>> Begin Information shown

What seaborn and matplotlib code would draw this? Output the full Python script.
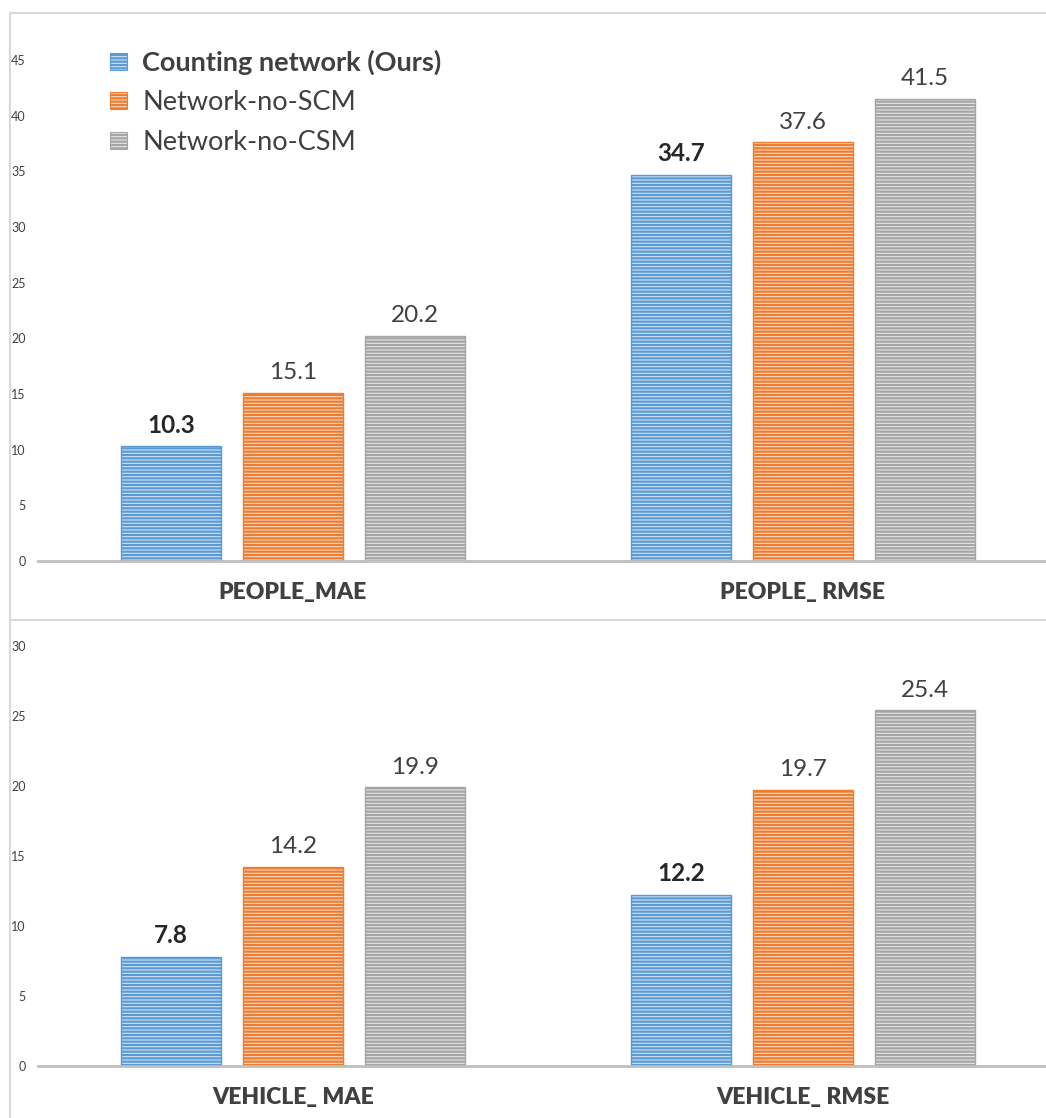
import matplotlib
matplotlib.use("Agg")
import matplotlib.pyplot as plt
import seaborn as sns
import pandas as pd
from matplotlib.patches import Patch
from matplotlib.lines import Line2D

sns.set_theme(style="white")
plt.rcParams["font.family"] = ["Lato", "DejaVu Sans"]
plt.rcParams["hatch.linewidth"] = 1.6

series = ["Counting network (Ours)", "Network-no-SCM", "Network-no-CSM"]
people_categories = ["PEOPLE_MAE", "PEOPLE_ RMSE"]
vehicle_categories = ["VEHICLE_ MAE", "VEHICLE_ RMSE"]
people_values = {
    "Counting network (Ours)": [10.3, 34.7],
    "Network-no-SCM": [15.1, 37.6],
    "Network-no-CSM": [20.2, 41.5],
}
vehicle_values = {
    "Counting network (Ours)": [7.8, 12.2],
    "Network-no-SCM": [14.2, 19.7],
    "Network-no-CSM": [19.9, 25.4],
}
people_ticks = [0, 5, 10, 15, 20, 25, 30, 35, 40, 45]
vehicle_ticks = [0, 5, 10, 15, 20, 25, 30]

line_colors = ["#5b9bd5", "#ed7d31", "#a5a5a5"]
face_colors = ["#cfe1f4", "#fbd9c2", "#e6e6e6"]
text_color = "#404040"

W, H = 1046, 1118
fig = plt.figure(figsize=(W / 100, H / 100), dpi=100)


def to_frame(categories, values):
    rows = []
    for s in series:
        for c, v in zip(categories, values[s]):
            rows.append({"category": c, "series": s, "value": v})
    return pd.DataFrame(rows)


def make_axes(y_zero_px, y_top_px, px_per_unit):
    left, right = 38, 1058
    ax = fig.add_axes([left / W, 1 - y_zero_px / H, (right - left) / W,
                       (y_zero_px - y_top_px) / H])
    ax.set_ylim(0, (y_zero_px - y_top_px) / px_per_unit)
    ax.set_facecolor("none")
    return ax


def draw_panel(ax, categories, values, ticks):
    df = to_frame(categories, values)
    sns.barplot(data=df, x="category", y="value", hue="series",
                hue_order=series, order=categories, width=0.718, gap=0.18,
                palette=face_colors, legend=False, ax=ax, saturation=1)
    ax.set_xlim(-0.5, 1.5)
    for i, cont in enumerate(ax.containers):
        for bar in cont:
            bar.set_facecolor(face_colors[i])
            bar.set_edgecolor(line_colors[i])
            bar.set_hatch("-----")
            bar.set_linewidth(1.0)
        ax.bar_label(cont, fmt="%.1f", padding=7, fontsize=17.5,
                     color=text_color if i else "#262626",
                     fontweight="bold" if i == 0 else "normal")
    ax.set_yticks(ticks)
    ax.set_yticklabels([str(t) for t in ticks], fontsize=9, color=text_color)
    ax.tick_params(axis="y", length=0, pad=9)
    ax.tick_params(axis="x", length=0, pad=15)
    for lab in ax.get_xticklabels():
        lab.set_fontsize(16.5)
        lab.set_fontweight("heavy")
        lab.set_color(text_color)
    ax.set_xlabel("")
    ax.set_ylabel("")
    for side in ["left", "right", "top"]:
        ax.spines[side].set_visible(False)
    ax.spines["bottom"].set_color("#bfbfbf")
    ax.spines["bottom"].set_linewidth(2)
    ax.grid(False)


ax_top = make_axes(561, 20, 501 / 45)
draw_panel(ax_top, people_categories, people_values, people_ticks)

ax_bot = make_axes(1066, 628, 14.0)
draw_panel(ax_bot, vehicle_categories, vehicle_values, vehicle_ticks)

handles = [Patch(facecolor=face_colors[i], edgecolor=line_colors[i],
                 hatch="-----", linewidth=0.8, label=s)
           for i, s in enumerate(series)]
leg = ax_top.legend(handles=handles, loc="upper left",
                    bbox_to_anchor=(0.047, 0.99), frameon=False,
                    fontsize=19.5, handlelength=0.62, handleheight=0.62,
                    handletextpad=0.55, labelspacing=0.55,
                    labelcolor=text_color)
leg.get_texts()[0].set_fontweight("bold")

# Panel frames
frame_color = "#d9d9d9"
for y0, y1 in [(13, 618), (620, 1118)]:
    fig.add_artist(Line2D([10 / W, 10 / W], [1 - y0 / H, 1 - y1 / H],
                          transform=fig.transFigure, color=frame_color, lw=1.5))
    fig.add_artist(Line2D([10 / W, 1.0], [1 - y0 / H, 1 - y0 / H],
                          transform=fig.transFigure, color=frame_color, lw=1.5))

fig.savefig("out.png", dpi=100, facecolor="white")
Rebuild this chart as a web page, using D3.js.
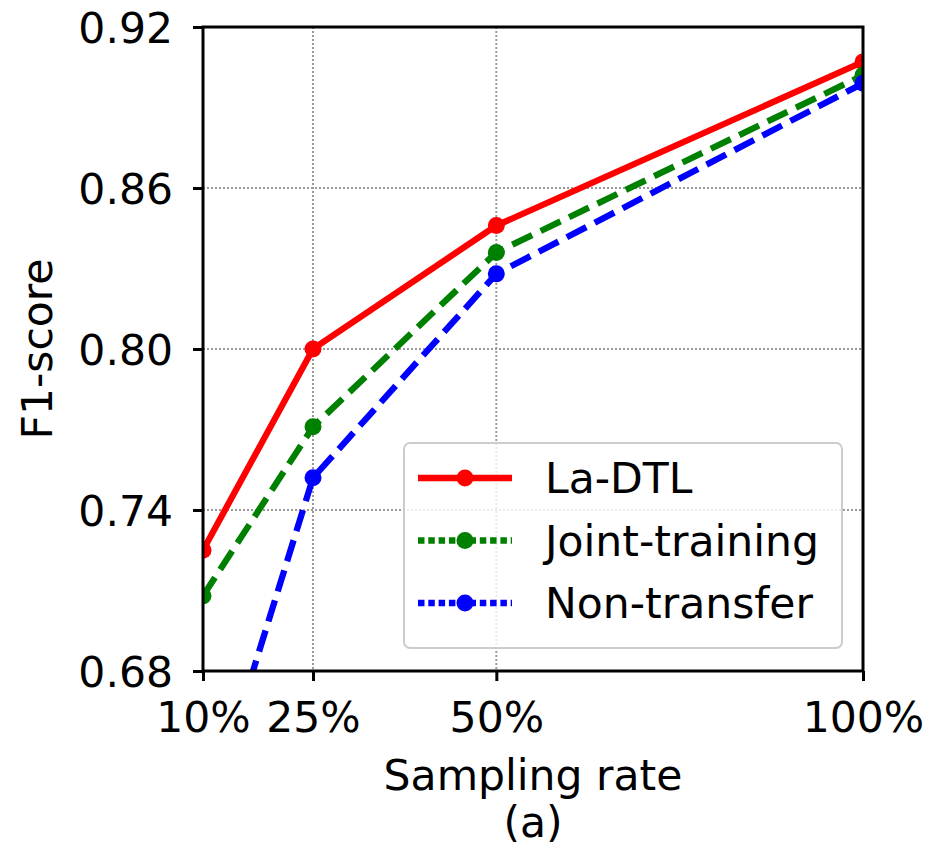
<!DOCTYPE html>
<html>
<head>
<meta charset="utf-8">
<script src="https://cdn.jsdelivr.net/npm/d3@7"></script>
<style>
  body { margin: 0; background: #fff; }
  text { font-family: 'DejaVu Sans', sans-serif; fill: #000; }
</style>
</head>
<body>
<svg id="chart" width="930" height="848"></svg>
<script>
// values
let rates = [10, 25, 50, 100]
let rateLabels = ['10%', '25%', '50%', '100%']
let yTicks = [0.68, 0.74, 0.80, 0.86, 0.92]
let laDTL = [0.725, 0.800, 0.846, 0.907]
let jointTraining = [0.708, 0.771, 0.836, 0.902]
let nonTransfer = [0.620, 0.752, 0.828, 0.899]
let seriesNames = ['La-DTL', 'Joint-training', 'Non-transfer']

let margin = {left: 203, top: 27, right: 930 - 863, bottom: 848 - 671}
let width = 930 - margin.left - margin.right
let height = 848 - margin.top - margin.bottom
let fontSize = 42.5

let series = [
  {name: seriesNames[0], values: laDTL, color: '#ff0000', dash: null, legendDash: null},
  {name: seriesNames[1], values: jointTraining, color: '#008000', dash: '22,9.5', legendDash: '6.5,3.8'},
  {name: seriesNames[2], values: nonTransfer, color: '#0000ff', dash: '22,9.5', legendDash: '6.5,3.8'}
]

let x = d3.scaleLinear().domain([10, 100]).range([0, width])
let y = d3.scaleLinear().domain([0.68, 0.92]).range([height, 0])

let svg = d3.select('#chart')
let g = svg.append('g').attr('transform', 'translate(' + margin.left + ',' + margin.top + ')')

svg.append('defs').append('clipPath').attr('id', 'plotClip')
  .append('rect').attr('width', width).attr('height', height)

// grid
g.append('g').selectAll('line.gx').data(rates).enter().append('line')
  .attr('x1', d => x(d)).attr('x2', d => x(d)).attr('y1', 0).attr('y2', height)
  .attr('stroke', '#999').attr('stroke-width', 2).attr('stroke-dasharray', '2,2')
g.append('g').selectAll('line.gy').data(yTicks).enter().append('line')
  .attr('x1', 0).attr('x2', width).attr('y1', d => y(d)).attr('y2', d => y(d))
  .attr('stroke', '#999').attr('stroke-width', 2).attr('stroke-dasharray', '2,2')

// lines + markers
let line = d3.line().x((d, i) => x(rates[i])).y(d => y(d))
let plot = g.append('g').attr('clip-path', 'url(#plotClip)')
series.forEach(s => {
  plot.append('path').datum(s.values)
    .attr('d', line)
    .attr('fill', 'none')
    .attr('stroke', s.color)
    .attr('stroke-width', 6.3)
    .attr('stroke-dasharray', s.dash)
  plot.selectAll(null).data(s.values).enter().append('circle')
    .attr('cx', (d, i) => x(rates[i])).attr('cy', d => y(d))
    .attr('r', 8.5).attr('fill', s.color)
})

// axes
let xAxis = d3.axisBottom(x).tickValues(rates).tickFormat((d, i) => rateLabels[i])
  .tickSize(10).tickSizeOuter(0).tickPadding(21)
let yAxis = d3.axisLeft(y).tickValues(yTicks).tickFormat(d3.format('.2f'))
  .tickSize(10).tickSizeOuter(0).tickPadding(20)

let gx = g.append('g').attr('transform', 'translate(0,' + height + ')').call(xAxis)
let gy = g.append('g').call(yAxis)
;[gx, gy].forEach(a => {
  a.select('.domain').remove()
  a.selectAll('line').attr('stroke', '#000').attr('stroke-width', 3)
  a.selectAll('text').style('font-size', fontSize + 'px').style('font-family', 'DejaVu Sans')
})
gy.selectAll('text').attr('dy', '0.36em')

// spines
g.append('rect').attr('width', width).attr('height', height)
  .attr('fill', 'none').attr('stroke', '#000').attr('stroke-width', 3)

// axis labels
g.append('text').attr('x', width / 2).attr('y', height + 119)
  .attr('text-anchor', 'middle').style('font-size', fontSize + 'px').text('Sampling rate')
g.append('text').attr('x', width / 2).attr('y', height + 166)
  .attr('text-anchor', 'middle').style('font-size', fontSize + 'px').text('(a)')
g.append('text')
  .attr('transform', 'translate(' + (-151) + ',' + (height / 2) + ')rotate(-90)')
  .attr('text-anchor', 'middle').style('font-size', fontSize + 'px').text('F1-score')

// legend
let lg = g.append('g').attr('transform', 'translate(' + (404 - margin.left) + ',' + (443 - margin.top) + ')')
lg.append('rect').attr('width', 438).attr('height', 205).attr('rx', 6)
  .attr('fill', '#fff').attr('fill-opacity', 0.8)
  .attr('stroke', '#ccc').attr('stroke-width', 2)
series.forEach((s, i) => {
  let yy = 35 + i * 62.5
  lg.append('line').attr('x1', 14).attr('x2', 108).attr('y1', yy).attr('y2', yy)
    .attr('stroke', s.color).attr('stroke-width', 6.3).attr('stroke-dasharray', s.legendDash)
  lg.append('circle').attr('cx', 61).attr('cy', yy).attr('r', 8.5).attr('fill', s.color)
  lg.append('text').attr('x', 141).attr('y', yy).attr('dy', '0.36em')
    .style('font-size', fontSize + 'px').text(s.name)
})
</script>
</body>
</html>
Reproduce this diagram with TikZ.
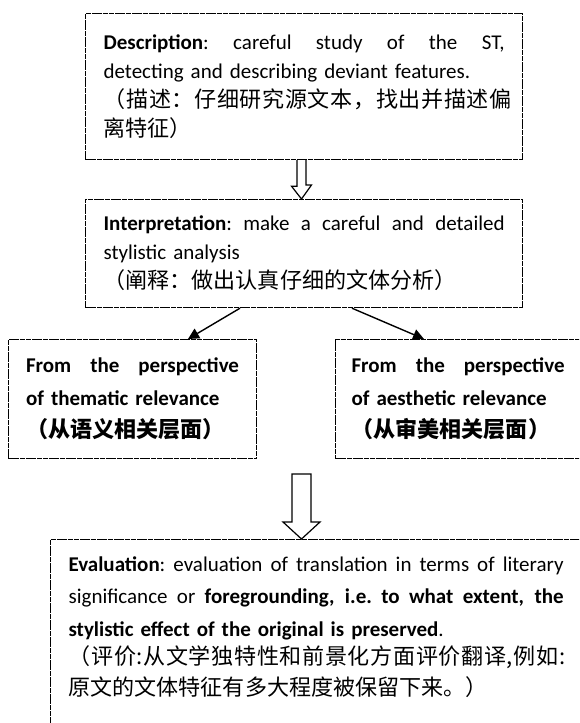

>> End Information shown

What you will do: Repeat the lines from where the entries begin to the line with "from matplotlib.lines import Line2D", both included. Any picture is left out.

Answer to this exercise:
What seaborn and matplotlib code would draw this? Output the full Python script.
import matplotlib
matplotlib.use("Agg")
import matplotlib.pyplot as plt
import seaborn as sns
import pandas as pd
from matplotlib.patches import Patch
from matplotlib.lines import Line2D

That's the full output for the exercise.